- Promotional release poster
- Genre: Drama
- Created by: Ekta Kapoor
- Screenplay by: Ranveer Pratap Singh
- Story by: Vibhuti Upadhyay
- Directed by: Tabrez Khan
- Starring: Tusshar Kapoor; Priyanka Chahar Choudhary Shaan Groverr;
- Composer: Sanchit Choudhary
- Country of origin: India
- Original language: Hindi
- No. of seasons: 2
- No. of episodes: 23

Production
- Producers: Sachin Mohite; Ekta Kapoor;
- Cinematography: Sachin Patekar
- Running time: 30 minutes
- Production companies: Balaji Telefilms Jaasvand Entertainment

Original release
- Network: JioCinema
- Release: 4 August 2024

= Dus June Kii Raat =

Indian TV series

Dus June Kii Raat is an Indian Hindi-language crime drama television series directed by Tabrez Khan.
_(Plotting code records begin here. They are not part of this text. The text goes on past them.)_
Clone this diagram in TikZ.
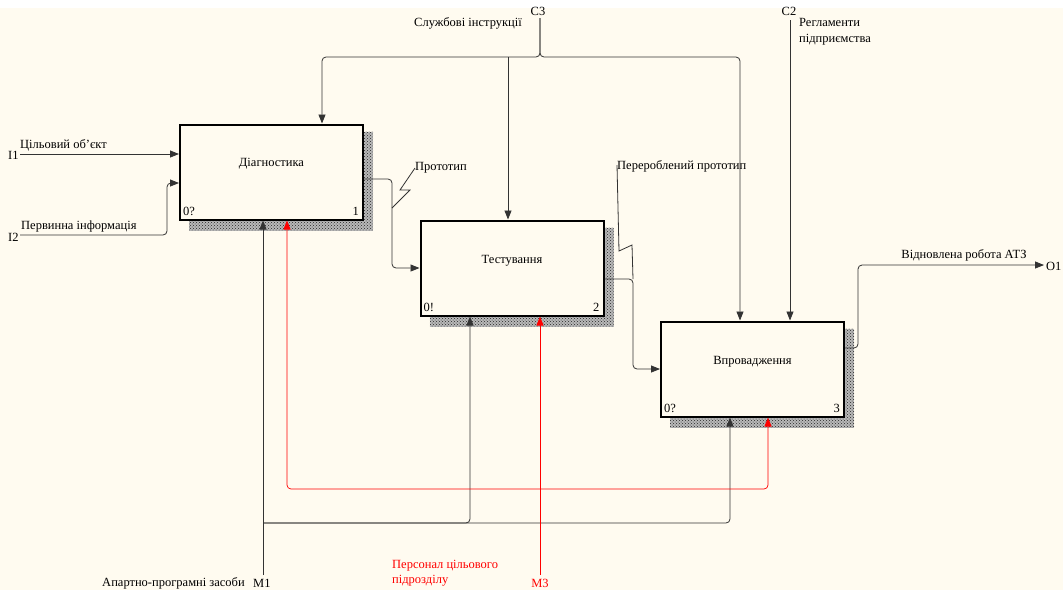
\documentclass[tikz,border=0pt]{standalone}
\usepackage{fontspec}
\setmainfont{Liberation Serif}
\usetikzlibrary{arrows.meta,patterns,calc,backgrounds}
\definecolor{bgc}{RGB}{255,251,240}

\begin{document}
\begin{tikzpicture}[x=1pt,y=-1pt,
  every node/.style={font=\fontsize{12.5}{14}\selectfont, inner sep=0pt},
  func/.style={draw, line width=2pt, fill=bgc, minimum width=183pt, minimum height=95pt},
  hatch/.style={fill=gray!55, postaction={pattern=crosshatch dots, pattern color=black!85}},
  con/.style={draw=black!80, line width=0.8pt, rounded corners=4pt},
  mred/.style={draw=red, line width=0.7pt, rounded corners=4pt},
  tip/.style={-{Triangle[length=9pt,width=7pt]}}
]
  \useasboundingbox (0,0) rectangle (1063,590);

  % function boxes
  \node[func] (diag) at (271.5,172) {};
  \node[func] (test) at (512,268) {};
  \node[func] (impl) at (752.5,369) {};
  \node (diagt) at ([yshift=8pt]diag.center) {Діагностика};
  \node (testt) at ([yshift=7pt]test.center) {Тестування};
  \node (implt) at ([yshift=7pt]impl.center) {Впровадження};
  \node[anchor=base west] (diagc) at ($(diag.south west)+(4,-5)$) {0?};
  \node[anchor=base west] (testc) at ($(test.south west)+(4,-5)$) {0!};
  \node[anchor=base west] (implc) at ($(impl.south west)+(4,-5)$) {0?};
  \node[anchor=base east] (diagn) at ($(diag.south east)+(-5,-5)$) {1};
  \node[anchor=base east] (testn) at ($(test.south east)+(-5,-5)$) {2};
  \node[anchor=base east] (impln) at ($(impl.south east)+(-5,-5)$) {3};

  \begin{scope}[on background layer]
    \fill[bgc] (0,8) rectangle (1063,590);
    \foreach \b in {diag,test,impl}
      \fill[hatch] ($(\b.south west)+(10,10)$) rectangle ($(\b.north east)+(9,8)$);
  \end{scope}

  % inputs
  \coordinate (i1) at (20,154);
  \coordinate (i2) at (20,235);
  \coordinate (i2b) at (167,183);
  \node[anchor=west] (i1l) at (8,155) {I1};
  \node[anchor=west] (i2l) at (8,237) {I2};
  \node[anchor=west] (i1t) at (20,145) {Цільовий об'єкт};
  \node[anchor=west] (i2t) at (21,226) {Первинна інформація};
  \draw[con,tip] (i1) -- (diag.west |- i1);
  \draw[con,tip] (i2) -| (i2b) -- (diag.west |- i2b);

  % controls
  \coordinate (c3) at (540,18);
  \coordinate (c3l) at (322,57);
  \coordinate (c3m) at (508,57);
  \coordinate (c3r) at (740,57);
  \coordinate (c2) at (790,20);
  \node (c3n) at (538,11) {C3};
  \node[anchor=east] (c3t) at (522,23) {Службові інструкції};
  \node (c2n) at (789,11) {C2};
  \node[anchor=north west, align=left, font=\fontsize{12.5}{16}\selectfont] (c2t) at (799,18) {Регламенти\\підприємства};
  \draw[con,tip] (c3) |- (c3l) -- (c3l |- diag.north);
  \draw[con,tip] (c3) |- (c3r) -- (c3r |- impl.north);
  \draw[con,tip] (c3m) -- (c3m |- test.north);
  \draw[con,tip] (c2) -- (c2 |- impl.north);

  % outputs
  \coordinate (p1) at (392,179);
  \coordinate (p2) at (633,279);
  \coordinate (q1) at (858,348);
  \coordinate (o1) at (1044,265);
  \draw[con,tip] (diag.east |- p1) -- (p1) |- (test.west);
  \draw[con,tip] (test.east |- p2) -- (p2) |- (impl.west);
  \draw[con,tip] (impl.east |- q1) -- (q1) |- (o1);
  \draw[con,rounded corners=0pt] (392,208) -- (410,190) -- (400,190) -- (415,168);
  \draw[con,rounded corners=0pt] (p2) -- (632,245) -- (619,251) -- (617,165);
  \node[anchor=west] (p1t) at (415,168) {Прототип};
  \node[anchor=west] (p2t) at (617,166) {Перероблений прототип};
  \node (o1t) at (964,255) {Відновлена робота АТЗ};
  \node[anchor=west] (o1l) at (1046,266) {O1};

  % mechanisms
  \coordinate (m1) at (263,575);
  \coordinate (mb) at (470,523);
  \coordinate (mc) at (730,523);
  \coordinate (m3) at (540,575);
  \coordinate (ra) at (287,489);
  \coordinate (rb) at (768,489);
  \draw[con,tip] (m1) -- (m1 |- diag.south);
  \draw[con,tip] (m1 |- mb) -| (mb |- test.south);
  \draw[con,tip] (m1 |- mc) -| (mc |- impl.south);
  \draw[mred,tip] (m3) -- (m3 |- test.south);
  \draw[mred,tip] (m3 |- ra) -| (ra |- diag.south);
  \draw[mred,tip] (m3 |- rb) -| (rb |- impl.south);
  \node[anchor=east] (m1t) at (245,583) {Апартно-програмні засоби};
  \node[anchor=west] (m1l) at (253,583) {M1};
  \node[anchor=north west, align=left, text=red, font=\fontsize{12.5}{15}\selectfont] (m3t) at (392,560) {Персонал цільового\\підрозділу};
  \node[text=red] (m3l) at (540,583) {M3};
\end{tikzpicture}
\end{document}
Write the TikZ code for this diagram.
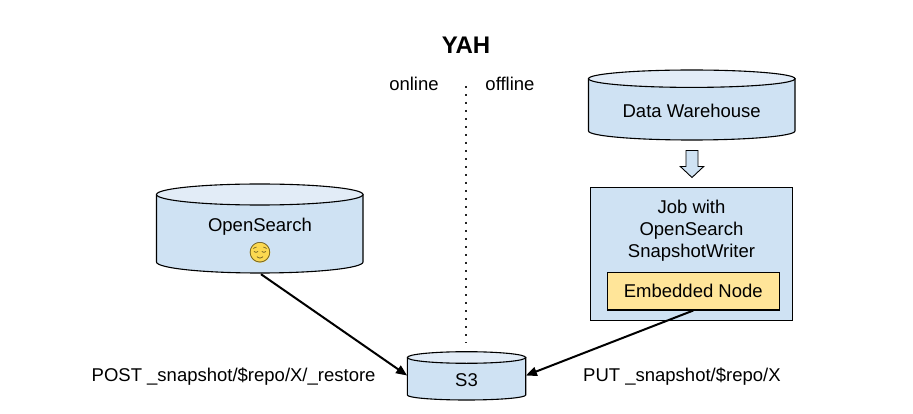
\documentclass[tikz,border=0pt]{standalone}
\usepackage{fontspec}
\setmainfont{Liberation Sans}
\newfontfamily\emojifont{Noto Emoji}
\usetikzlibrary{arrows.meta}
\definecolor{cylbody}{HTML}{CFE2F3}
\definecolor{cyltop}{HTML}{E2ECF7}
\definecolor{embfill}{HTML}{FFE599}
\definecolor{emojiyellow}{HTML}{FBD850}
\tikzset{
  lbl/.style={font=\fontsize{18.5}{21.8}\selectfont, text=black, inner sep=0pt, align=center},
  cylbox/.style={draw=none, inner sep=0pt, minimum width=#1},
  cyldraw/.style={draw=black, line width=1.1pt},
  boxdraw/.style={draw=black, line width=1.1pt, fill=#1},
  flow/.style={-{Triangle[length=11pt,width=9pt]}, line width=2pt, black},
  sep/.style={line width=1.6pt, black!85, dash pattern=on 1.6pt off 6.4pt}
}
% #1 left, #2 right, #3 top-ellipse centre y, #4 top ry, #5 bottom-ellipse centre y, #6 bottom ry
\newcommand{\cylshape}[6]{%
  \pgfmathsetmacro{\rxx}{(#2-#1)/2}
  \path[cyldraw, fill=cylbody] (#1,#3) -- (#1,#5) arc[start angle=180,end angle=360,x radius=\rxx pt,y radius=#6 pt] -- (#2,#3) -- cycle;
  \path[cyldraw, fill=cyltop] (#1,#3) arc[start angle=180,end angle=540,x radius=\rxx pt,y radius=#4 pt];
}
\begin{document}
\begin{tikzpicture}[x=1pt,y=-1pt]
\useasboundingbox (0,0) rectangle (913,414);

\node[font=\fontsize{24}{28}\selectfont\bfseries, inner sep=0pt] (title) at (466,45) {YAH};
\node[lbl] (online) at (414,84) {online};
\node[lbl] (offline) at (510,84) {offline};

\coordinate (septop) at (466,86);
\coordinate (sepbot) at (466,343);
\draw[sep] (septop) -- (sepbot);

% Data Warehouse
\cylshape{588.5}{795}{78.7}{8.7}{131}{9}
\node[lbl] (dw) at (691.7,110.5) {Data Warehouse};

% Block arrow
\path[draw=black, line width=0.9pt, fill=cylbody] (686,150.5) -- (698,150.5) -- (698,166.5) -- (703.7,166.5) -- (692,177.5) -- (680.3,166.5) -- (686,166.5) -- cycle;

% Job box
\node[boxdraw=cylbody, minimum width=202pt, minimum height=132.7pt, inner sep=0pt] (job) at (691.3,253.7) {};
\node[lbl] (jobtext) at (691.5,231) {Job with\\OpenSearch\\SnapshotWriter};
\node[boxdraw=embfill, minimum width=172pt, minimum height=37.3pt, inner sep=0pt, lbl] (emb) at (693.3,291.3) {Embedded Node};

% OpenSearch
\cylshape{156.5}{363}{194.5}{10.5}{262}{11}
\node[cylbox=206pt, minimum height=90pt] (os) at (261,229) {};
\node[lbl] (ostext) at (260,227) {OpenSearch};
\node[circle, fill=emojiyellow, inner sep=0pt, minimum size=20.5pt] (emojibg) at (260,252.5) {};
\node[inner sep=0pt, text=black!65!emojiyellow, font=\emojifont\fontsize{20}{20}\selectfont] (emoji) at (260,252.5) {😌};

% S3
\cylshape{407.3}{525.7}{357.5}{5.8}{395}{5}
\node[cylbox=118.4pt, minimum height=48pt] (s3) at (466.5,375.5) {};
\node[lbl] (s3text) at (466.5,380.5) {S3};

\draw[flow] (os.south) -- (s3.west);
\draw[flow] (emb.south) -- (s3.east);

\node[lbl, anchor=west] (post) at (91.5,376.5) {POST \_snapshot/\$repo/X/\_restore};
\node[lbl, anchor=west] (put) at (583,376.5) {PUT \_snapshot/\$repo/X};
\end{tikzpicture}
\end{document}
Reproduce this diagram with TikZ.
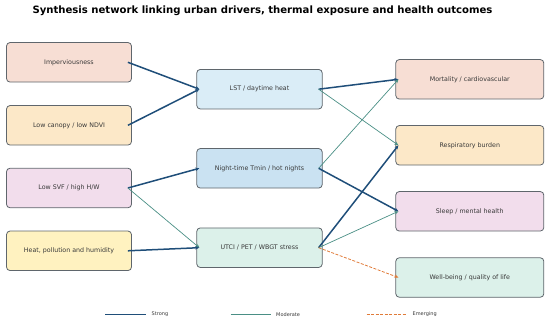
\documentclass[tikz,border=0pt]{standalone}
\usepackage{fontspec}
\setmainfont{DejaVu Sans}
\usepackage{xcolor}
\usetikzlibrary{arrows.meta}
\definecolor{ink}{HTML}{222222}
\definecolor{edge}{HTML}{5F666C}
\definecolor{strongc}{HTML}{1F4E79}
\definecolor{modc}{HTML}{4A8F85}
\definecolor{emergc}{HTML}{E07B39}
\definecolor{peach}{HTML}{F7DED4}
\definecolor{sand}{HTML}{FCE8C8}
\definecolor{orchid}{HTML}{F2DDEC}
\definecolor{lemon}{HTML}{FFF2C0}
\definecolor{sky}{HTML}{DAEDF7}
\definecolor{skydark}{HTML}{CAE2F2}
\definecolor{mint}{HTML}{DCF1EA}
\tikzset{
  every node/.style={font=\fontsize{6.3}{7}\selectfont,text=ink!90},
  box/.style={draw=edge,line width=0.8pt,rounded corners=3.5pt,align=center,minimum height=39.5pt,inner sep=2pt},
  driver/.style={box,minimum width=125pt},
  exposure/.style={box,minimum width=125.5pt},
  outcome/.style={box,minimum width=148pt},
  strong/.style={-{Stealth[length=4pt,width=3.5pt]},line width=1.5pt,draw=strongc},
  moderate/.style={-{Stealth[length=4pt,width=3.5pt]},line width=0.7pt,draw=modc},
  emerging/.style={-{Stealth[length=4pt,width=3.5pt]},line width=0.8pt,dash pattern=on 3pt off 1.5pt,draw=emergc},
  legend/.style={font=\fontsize{5}{6}\selectfont,anchor=west,inner sep=0pt}
}

\begin{document}
\begin{tikzpicture}[x=1pt,y=-1pt]
  \useasboundingbox (0,0) rectangle (550,324);
  \node[font=\fontsize{10.1}{12}\selectfont\bfseries,text=black] (title) at (262.5,10.5) {Synthesis network linking urban drivers, thermal exposure and health outcomes};

  % drivers
  \node[driver,fill=peach] (impervious) at (69,62.3) {Imperviousness};
  \node[driver,fill=sand] (canopy) at (69,125.3) {Low canopy / low NDVI};
  \node[driver,fill=orchid] (svf) at (69,188) {Low SVF / high H/W};
  \node[driver,fill=lemon] (heatpol) at (69,250.8) {Heat, pollution and humidity};

  % exposures
  \node[exposure,fill=sky] (lst) at (259.5,89.2) {LST / daytime heat};
  \node[exposure,fill=skydark] (tmin) at (259.5,168.3) {Night-time Tmin / hot nights};
  \node[exposure,fill=mint] (utci) at (259.5,247.7) {UTCI / PET / WBGT stress};

  % outcomes
  \node[outcome,fill=peach] (mort) at (469.8,79.3) {Mortality / cardiovascular};
  \node[outcome,fill=sand] (resp) at (469.8,145.3) {Respiratory burden};
  \node[outcome,fill=orchid] (sleep) at (469.8,211.3) {Sleep / mental health};
  \node[outcome,fill=mint] (wellbeing) at (469.8,277.5) {Well-being / quality of life};

  \draw[strong] ([xshift=-4pt]impervious.east)--([xshift=3pt]lst.west);
  \draw[strong] ([xshift=-4pt]canopy.east)--([xshift=3pt]lst.west);
  \draw[strong] ([xshift=-4pt]svf.east)--([xshift=3pt]tmin.west);
  \draw[moderate] ([xshift=-4pt]svf.east)--([xshift=3pt]utci.west);
  \draw[strong] ([xshift=-4pt]heatpol.east)--([xshift=3pt]utci.west);

  \draw[strong] ([xshift=-4pt]lst.east)--([xshift=3pt]mort.west);
  \draw[moderate] ([xshift=-4pt]lst.east)--([xshift=3pt]resp.west);
  \draw[moderate] ([xshift=-4pt]tmin.east)--([xshift=3pt]mort.west);
  \draw[strong] ([xshift=-4pt]tmin.east)--([xshift=3pt]sleep.west);
  \draw[strong] ([xshift=-4pt]utci.east)--([xshift=3pt]resp.west);
  \draw[moderate] ([xshift=-4pt]utci.east)--([xshift=3pt]sleep.west);
  \draw[emerging] ([xshift=-4pt]utci.east)--([xshift=3pt]wellbeing.west);

  % legend
  \coordinate (s1) at (105,314.5); \coordinate (s2) at (146,314.5);
  \coordinate (m1) at (230.5,314.5); \coordinate (m2) at (271,314.5);
  \coordinate (e1) at (366.5,314.5); \coordinate (e2) at (406.5,314.5);
  \draw[line width=1.5pt,draw=strongc] (s1)--(s2);
  \draw[line width=1pt,draw=modc] (m1)--(m2);
  \draw[line width=1pt,draw=emergc,dash pattern=on 3pt off 1.5pt] (e1)--(e2);
  \node[legend] (lgstrong) at (151.5,314.5) {Strong};
  \node[legend] (lgmod) at (276,314.5) {Moderate};
  \node[legend] (lgemerg) at (412.5,314.5) {Emerging};
\end{tikzpicture}
\end{document}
Produced by Jaasvand Entertainment and Balaji Telefilms, starring Tusshar Kapoor and Priyanka Chahar Choudhary. It premiered on JioCinema on 4 August 2024. The second season premiered on 30 October 2024, with the cast reprising their roles

== Synopsis ==
A tale of Panauti, a hapless young man with notorious bad luck, and his quest to reopen his father's theatre. Packed with hilarious misadventures and colorful characters, his journey with cousin Battu for love and luck is a hilarious journey of fun, laughter and unintended consequences.

==Cast==
- Tusshar Kapoor as Panauti
- Priyanka Chahar Choudhary as Puppy
- Shaan R. Grover as Battu
- Sumit Arora
- Bijou Thaangjam as Gogoi
- Rohit Gill
- Ravi Chauhan as Jacky

==Production==
The principal photography of the series commenced in January 2024. The filming of the series concluded in March 2024. The trailer of the series was released on 26 July 2024.

== Reception ==
Archika Khurana of The Times of India rated the series 2/5 stars. Mimansa Shekhar of Times Now gave the series 2/5 stars.